▸ Description of the task:
Check each line of the material below, and copy it if it holds the string "with".

▸ Available data:

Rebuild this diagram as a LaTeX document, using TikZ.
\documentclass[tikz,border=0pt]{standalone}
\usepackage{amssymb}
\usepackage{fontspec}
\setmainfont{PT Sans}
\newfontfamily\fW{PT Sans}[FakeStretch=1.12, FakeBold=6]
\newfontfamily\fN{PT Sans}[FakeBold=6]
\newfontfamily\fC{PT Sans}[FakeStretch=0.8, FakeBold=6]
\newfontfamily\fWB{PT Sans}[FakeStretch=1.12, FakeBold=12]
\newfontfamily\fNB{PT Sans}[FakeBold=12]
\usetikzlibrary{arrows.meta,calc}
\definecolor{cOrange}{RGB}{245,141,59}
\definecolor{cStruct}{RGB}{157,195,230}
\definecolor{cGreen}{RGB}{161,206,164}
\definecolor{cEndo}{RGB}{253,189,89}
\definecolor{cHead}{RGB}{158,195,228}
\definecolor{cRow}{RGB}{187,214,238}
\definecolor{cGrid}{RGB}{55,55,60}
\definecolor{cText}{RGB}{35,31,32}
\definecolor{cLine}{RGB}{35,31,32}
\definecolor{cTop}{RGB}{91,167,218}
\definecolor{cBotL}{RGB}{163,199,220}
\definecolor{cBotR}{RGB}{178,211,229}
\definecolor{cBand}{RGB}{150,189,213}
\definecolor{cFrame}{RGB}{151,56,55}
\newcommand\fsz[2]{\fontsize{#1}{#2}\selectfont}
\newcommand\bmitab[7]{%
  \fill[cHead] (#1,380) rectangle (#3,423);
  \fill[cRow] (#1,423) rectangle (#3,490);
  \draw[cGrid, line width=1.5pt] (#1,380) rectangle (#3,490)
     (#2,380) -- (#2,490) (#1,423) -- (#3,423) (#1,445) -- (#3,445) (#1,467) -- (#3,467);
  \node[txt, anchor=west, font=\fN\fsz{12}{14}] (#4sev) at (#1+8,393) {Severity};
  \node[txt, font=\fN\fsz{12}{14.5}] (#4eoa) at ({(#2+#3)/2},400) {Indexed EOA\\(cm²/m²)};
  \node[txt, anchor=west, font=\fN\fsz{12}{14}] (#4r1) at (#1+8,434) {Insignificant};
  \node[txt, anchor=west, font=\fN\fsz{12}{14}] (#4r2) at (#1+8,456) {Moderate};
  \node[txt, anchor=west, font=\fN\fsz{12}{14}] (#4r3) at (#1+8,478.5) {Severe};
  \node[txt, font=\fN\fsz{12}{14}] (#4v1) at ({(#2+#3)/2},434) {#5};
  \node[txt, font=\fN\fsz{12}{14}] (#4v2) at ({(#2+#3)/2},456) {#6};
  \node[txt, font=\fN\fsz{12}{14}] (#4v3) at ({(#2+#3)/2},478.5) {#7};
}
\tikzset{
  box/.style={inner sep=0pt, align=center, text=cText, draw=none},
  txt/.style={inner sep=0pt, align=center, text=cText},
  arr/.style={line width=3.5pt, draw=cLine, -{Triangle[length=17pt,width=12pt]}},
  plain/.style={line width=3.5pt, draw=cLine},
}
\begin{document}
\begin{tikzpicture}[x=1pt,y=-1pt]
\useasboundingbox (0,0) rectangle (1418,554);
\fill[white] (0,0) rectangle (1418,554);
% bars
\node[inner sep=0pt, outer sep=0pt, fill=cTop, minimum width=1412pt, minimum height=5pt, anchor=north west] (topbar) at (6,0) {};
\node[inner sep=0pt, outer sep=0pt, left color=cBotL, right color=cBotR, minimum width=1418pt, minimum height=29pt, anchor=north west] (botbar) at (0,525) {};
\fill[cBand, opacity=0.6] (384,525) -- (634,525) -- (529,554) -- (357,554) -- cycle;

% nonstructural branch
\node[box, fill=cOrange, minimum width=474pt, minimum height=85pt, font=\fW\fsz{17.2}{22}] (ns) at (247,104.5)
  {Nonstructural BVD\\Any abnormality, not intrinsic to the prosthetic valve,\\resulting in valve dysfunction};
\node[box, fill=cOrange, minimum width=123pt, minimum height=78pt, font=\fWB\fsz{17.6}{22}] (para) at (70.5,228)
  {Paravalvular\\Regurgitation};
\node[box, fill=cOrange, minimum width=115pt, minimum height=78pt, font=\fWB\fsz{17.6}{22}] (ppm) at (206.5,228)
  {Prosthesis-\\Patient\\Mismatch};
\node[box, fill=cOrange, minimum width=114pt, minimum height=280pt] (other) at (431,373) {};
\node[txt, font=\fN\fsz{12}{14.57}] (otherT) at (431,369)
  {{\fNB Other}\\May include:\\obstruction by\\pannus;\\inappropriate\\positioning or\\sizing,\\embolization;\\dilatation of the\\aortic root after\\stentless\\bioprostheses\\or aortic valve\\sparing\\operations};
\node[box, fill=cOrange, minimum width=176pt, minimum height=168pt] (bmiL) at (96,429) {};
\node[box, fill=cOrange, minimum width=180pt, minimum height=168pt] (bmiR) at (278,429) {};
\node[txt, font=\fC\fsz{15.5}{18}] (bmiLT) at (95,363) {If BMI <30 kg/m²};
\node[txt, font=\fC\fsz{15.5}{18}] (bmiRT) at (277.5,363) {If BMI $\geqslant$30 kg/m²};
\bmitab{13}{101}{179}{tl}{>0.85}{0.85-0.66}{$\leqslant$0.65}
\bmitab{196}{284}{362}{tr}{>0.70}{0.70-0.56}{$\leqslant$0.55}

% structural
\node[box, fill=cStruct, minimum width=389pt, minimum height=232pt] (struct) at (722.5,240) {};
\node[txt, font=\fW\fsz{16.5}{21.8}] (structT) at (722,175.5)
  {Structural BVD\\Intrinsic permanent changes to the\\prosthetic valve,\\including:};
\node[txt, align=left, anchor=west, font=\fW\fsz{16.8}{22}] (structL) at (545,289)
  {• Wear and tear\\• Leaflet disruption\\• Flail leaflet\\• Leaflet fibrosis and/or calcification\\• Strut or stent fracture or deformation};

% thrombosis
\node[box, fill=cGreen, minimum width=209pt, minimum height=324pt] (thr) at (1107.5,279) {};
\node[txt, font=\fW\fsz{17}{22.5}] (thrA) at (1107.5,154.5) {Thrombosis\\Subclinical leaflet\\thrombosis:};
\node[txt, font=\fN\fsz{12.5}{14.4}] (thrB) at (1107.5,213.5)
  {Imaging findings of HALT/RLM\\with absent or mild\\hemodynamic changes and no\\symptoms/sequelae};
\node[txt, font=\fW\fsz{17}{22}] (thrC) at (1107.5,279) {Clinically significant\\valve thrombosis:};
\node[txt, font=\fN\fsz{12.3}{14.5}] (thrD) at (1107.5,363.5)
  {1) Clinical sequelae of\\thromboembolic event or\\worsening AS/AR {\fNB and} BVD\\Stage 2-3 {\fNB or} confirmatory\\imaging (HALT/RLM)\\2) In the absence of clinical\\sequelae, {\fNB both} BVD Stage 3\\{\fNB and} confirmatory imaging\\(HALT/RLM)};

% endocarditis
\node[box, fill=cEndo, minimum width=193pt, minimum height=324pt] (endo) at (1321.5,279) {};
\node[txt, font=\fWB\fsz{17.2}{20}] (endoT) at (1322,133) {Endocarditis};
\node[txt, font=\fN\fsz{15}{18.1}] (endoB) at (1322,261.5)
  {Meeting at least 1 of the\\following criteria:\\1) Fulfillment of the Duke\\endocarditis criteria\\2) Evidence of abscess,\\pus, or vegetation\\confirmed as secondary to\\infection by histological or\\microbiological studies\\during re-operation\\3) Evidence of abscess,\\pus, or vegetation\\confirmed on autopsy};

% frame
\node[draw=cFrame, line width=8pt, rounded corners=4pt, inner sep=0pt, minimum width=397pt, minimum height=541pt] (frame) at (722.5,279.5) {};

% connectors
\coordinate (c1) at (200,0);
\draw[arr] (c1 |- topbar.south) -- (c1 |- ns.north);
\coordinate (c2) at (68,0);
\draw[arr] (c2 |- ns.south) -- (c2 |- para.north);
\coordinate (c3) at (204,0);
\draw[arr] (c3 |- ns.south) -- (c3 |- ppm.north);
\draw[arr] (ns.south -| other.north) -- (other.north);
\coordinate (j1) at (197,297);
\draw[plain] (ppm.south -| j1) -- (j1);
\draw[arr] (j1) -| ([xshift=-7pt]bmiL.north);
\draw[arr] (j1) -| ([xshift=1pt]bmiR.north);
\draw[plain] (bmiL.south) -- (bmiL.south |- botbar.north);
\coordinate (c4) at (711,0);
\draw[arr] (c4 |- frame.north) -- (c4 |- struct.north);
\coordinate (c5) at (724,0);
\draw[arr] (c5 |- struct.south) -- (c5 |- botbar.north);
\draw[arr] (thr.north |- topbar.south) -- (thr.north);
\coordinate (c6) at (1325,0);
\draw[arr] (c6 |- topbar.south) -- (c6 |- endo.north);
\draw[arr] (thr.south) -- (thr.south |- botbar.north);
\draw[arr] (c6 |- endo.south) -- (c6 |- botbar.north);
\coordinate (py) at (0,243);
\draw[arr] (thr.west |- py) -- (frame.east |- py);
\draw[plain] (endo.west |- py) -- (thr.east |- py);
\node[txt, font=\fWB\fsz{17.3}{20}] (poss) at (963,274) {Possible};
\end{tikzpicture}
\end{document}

==

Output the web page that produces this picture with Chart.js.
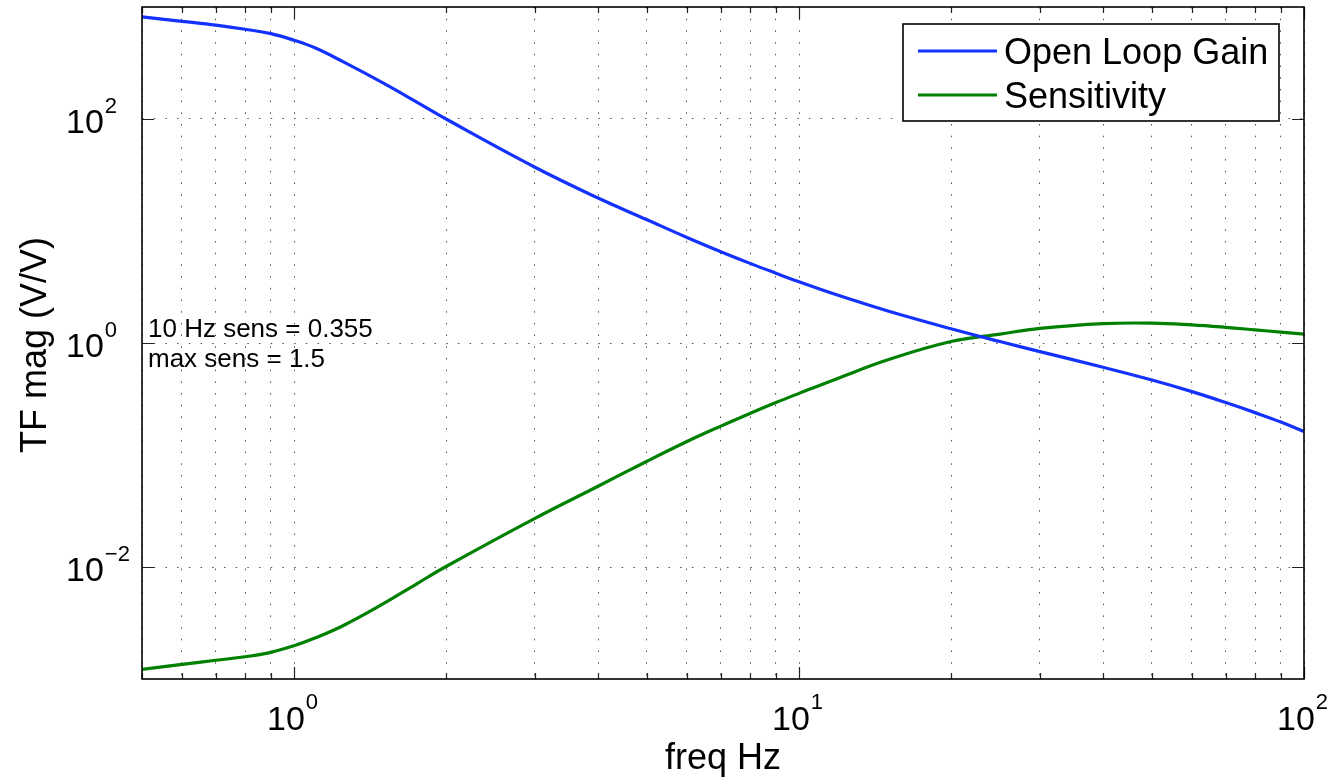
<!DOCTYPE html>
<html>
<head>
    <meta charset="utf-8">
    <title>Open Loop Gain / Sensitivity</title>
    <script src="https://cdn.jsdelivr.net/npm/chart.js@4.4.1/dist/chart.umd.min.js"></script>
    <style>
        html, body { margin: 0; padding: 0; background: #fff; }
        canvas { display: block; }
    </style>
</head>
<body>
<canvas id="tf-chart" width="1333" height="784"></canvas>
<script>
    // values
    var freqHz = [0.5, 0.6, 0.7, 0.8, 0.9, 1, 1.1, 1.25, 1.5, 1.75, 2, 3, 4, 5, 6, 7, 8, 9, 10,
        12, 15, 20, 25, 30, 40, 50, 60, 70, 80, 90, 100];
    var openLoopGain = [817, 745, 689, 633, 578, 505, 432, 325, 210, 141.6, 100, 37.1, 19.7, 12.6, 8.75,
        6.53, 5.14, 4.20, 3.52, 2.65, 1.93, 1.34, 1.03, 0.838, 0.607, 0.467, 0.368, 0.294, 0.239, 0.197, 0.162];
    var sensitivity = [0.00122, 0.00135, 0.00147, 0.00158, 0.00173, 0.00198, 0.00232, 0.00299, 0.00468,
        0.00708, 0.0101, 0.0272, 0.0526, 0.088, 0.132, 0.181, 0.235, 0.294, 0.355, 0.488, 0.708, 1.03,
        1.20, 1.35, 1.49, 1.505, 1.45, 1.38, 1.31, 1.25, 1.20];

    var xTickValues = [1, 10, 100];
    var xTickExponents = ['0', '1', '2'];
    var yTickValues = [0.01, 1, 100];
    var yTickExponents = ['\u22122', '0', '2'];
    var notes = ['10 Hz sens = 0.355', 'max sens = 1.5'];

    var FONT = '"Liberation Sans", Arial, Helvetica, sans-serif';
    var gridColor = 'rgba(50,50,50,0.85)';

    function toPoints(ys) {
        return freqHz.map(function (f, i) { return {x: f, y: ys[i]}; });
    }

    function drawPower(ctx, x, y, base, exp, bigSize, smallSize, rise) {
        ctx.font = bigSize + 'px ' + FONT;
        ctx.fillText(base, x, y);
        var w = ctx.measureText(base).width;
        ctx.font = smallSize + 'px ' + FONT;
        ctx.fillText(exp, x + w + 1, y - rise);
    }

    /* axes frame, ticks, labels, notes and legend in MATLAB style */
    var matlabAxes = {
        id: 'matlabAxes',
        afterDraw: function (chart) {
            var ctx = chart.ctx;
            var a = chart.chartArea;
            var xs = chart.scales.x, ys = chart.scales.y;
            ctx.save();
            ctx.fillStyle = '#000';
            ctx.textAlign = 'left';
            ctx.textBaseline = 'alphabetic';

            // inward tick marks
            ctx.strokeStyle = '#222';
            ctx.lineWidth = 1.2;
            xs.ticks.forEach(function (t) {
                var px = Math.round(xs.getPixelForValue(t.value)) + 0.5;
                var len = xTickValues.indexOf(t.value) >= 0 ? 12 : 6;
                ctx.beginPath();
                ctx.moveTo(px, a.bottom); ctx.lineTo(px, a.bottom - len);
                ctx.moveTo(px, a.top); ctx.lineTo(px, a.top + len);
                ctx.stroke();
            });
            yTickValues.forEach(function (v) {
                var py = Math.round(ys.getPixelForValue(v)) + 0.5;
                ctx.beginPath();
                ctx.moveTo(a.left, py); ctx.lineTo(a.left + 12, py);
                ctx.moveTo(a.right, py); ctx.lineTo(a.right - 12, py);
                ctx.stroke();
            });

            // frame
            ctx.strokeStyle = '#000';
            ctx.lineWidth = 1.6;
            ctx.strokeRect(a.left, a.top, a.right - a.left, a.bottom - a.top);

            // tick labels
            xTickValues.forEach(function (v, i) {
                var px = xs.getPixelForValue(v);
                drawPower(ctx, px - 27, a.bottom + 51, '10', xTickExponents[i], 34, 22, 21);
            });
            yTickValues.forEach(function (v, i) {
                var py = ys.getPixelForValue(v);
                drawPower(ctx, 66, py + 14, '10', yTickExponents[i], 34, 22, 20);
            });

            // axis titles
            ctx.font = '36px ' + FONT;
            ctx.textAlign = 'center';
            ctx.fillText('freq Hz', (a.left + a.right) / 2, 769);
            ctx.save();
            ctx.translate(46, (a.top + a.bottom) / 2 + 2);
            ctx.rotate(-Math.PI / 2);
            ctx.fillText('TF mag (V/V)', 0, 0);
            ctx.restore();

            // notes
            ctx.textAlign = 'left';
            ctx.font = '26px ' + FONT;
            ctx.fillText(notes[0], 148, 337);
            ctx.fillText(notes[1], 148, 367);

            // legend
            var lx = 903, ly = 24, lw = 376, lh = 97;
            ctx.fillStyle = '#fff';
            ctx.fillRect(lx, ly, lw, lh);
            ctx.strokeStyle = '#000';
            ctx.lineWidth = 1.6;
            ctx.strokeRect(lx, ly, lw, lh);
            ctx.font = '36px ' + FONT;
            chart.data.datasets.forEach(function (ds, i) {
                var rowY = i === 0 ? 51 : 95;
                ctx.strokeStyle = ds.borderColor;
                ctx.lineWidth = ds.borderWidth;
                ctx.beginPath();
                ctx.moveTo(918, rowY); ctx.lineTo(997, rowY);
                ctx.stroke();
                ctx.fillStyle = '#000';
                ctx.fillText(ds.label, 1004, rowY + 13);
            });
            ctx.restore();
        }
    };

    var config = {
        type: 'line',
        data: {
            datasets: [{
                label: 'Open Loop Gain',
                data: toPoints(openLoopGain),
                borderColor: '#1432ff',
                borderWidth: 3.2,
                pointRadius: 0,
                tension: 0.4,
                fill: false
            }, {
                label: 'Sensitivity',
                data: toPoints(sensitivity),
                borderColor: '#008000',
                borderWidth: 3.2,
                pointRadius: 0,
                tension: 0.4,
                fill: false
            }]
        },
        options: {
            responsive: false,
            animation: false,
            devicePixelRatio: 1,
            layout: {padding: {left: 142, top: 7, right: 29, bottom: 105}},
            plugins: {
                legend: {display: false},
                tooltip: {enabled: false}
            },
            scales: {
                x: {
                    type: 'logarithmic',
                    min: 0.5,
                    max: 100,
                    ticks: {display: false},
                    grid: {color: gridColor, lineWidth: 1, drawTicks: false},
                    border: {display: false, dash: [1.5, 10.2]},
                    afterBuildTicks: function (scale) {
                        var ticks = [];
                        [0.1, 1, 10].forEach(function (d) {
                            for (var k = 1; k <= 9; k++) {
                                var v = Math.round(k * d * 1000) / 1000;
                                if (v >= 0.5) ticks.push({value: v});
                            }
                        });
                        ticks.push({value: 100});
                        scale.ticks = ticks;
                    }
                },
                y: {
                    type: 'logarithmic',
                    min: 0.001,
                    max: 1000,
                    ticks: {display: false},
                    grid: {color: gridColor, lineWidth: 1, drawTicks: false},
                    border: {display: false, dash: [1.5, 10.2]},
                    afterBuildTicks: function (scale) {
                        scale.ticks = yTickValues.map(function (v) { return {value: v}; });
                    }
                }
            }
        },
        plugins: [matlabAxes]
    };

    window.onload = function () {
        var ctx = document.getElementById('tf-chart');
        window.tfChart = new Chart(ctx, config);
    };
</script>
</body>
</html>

▸ Worked solution:
  {Imaging findings of HALT/RLM\\with absent or mild\\hemodynamic changes and no\\symptoms/sequelae};
Output the web page that produces this picture with Chart.js.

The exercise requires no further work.